Do something with built-in variety

For the past four years, I've practiced yoga twice a week. My yogi leads the practice, and it's interesting because we never do the same routine twice. The same poses show up, but she offers variations to further challenge ourselves. That challenge keeps it interesting.

Studying martial arts would also offer a built-in variety as you progress in you abilities, spar with different partners, and branch out into different areas.

I think they're water bending, like Avatar.

What did we learn?

Let's review these thoughts so you don't have to do it yourself. First of all, we talked about the various ways our parents try to get us to do things as kids to help take care of the house. Taking care of our health with exercise can be like that, and we may need to find ways to motivate ourselves when we don't really feel motivated.

The best thing is to find a fun activity you love to do and that keeps you active. But that's not always going to be possible, and even a really fun activity gets boring if you over do it.

You may find an accountability partner to keep you working on your daily fitness habit. If they are like-minded and have a positive attitude, it can be a great way to stay active.

Keep it interesting by switching up activities and exercises.
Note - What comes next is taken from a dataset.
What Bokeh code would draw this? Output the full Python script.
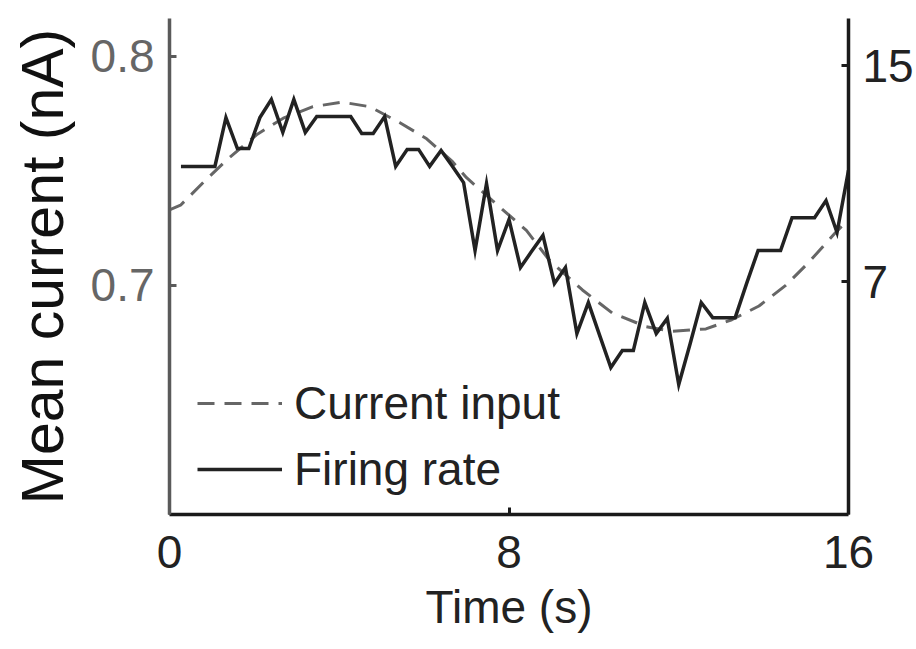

You can do this with the phases of the seasons, or just every few weeks look for something new to challenge yourself. Or find an activity such as yoga or a martial art that is interesting by design.

Finally, the ultimate secret to exercising when you don't feel like it

The real secret is to combine one or more of the above techniques to keep yourself active without resorting to threats or punishment. Remind yourself that your health is worth it, and that it doesn't have to be a bad thing. With the right combination of support and activities, you can grow as a person even as you improve your health.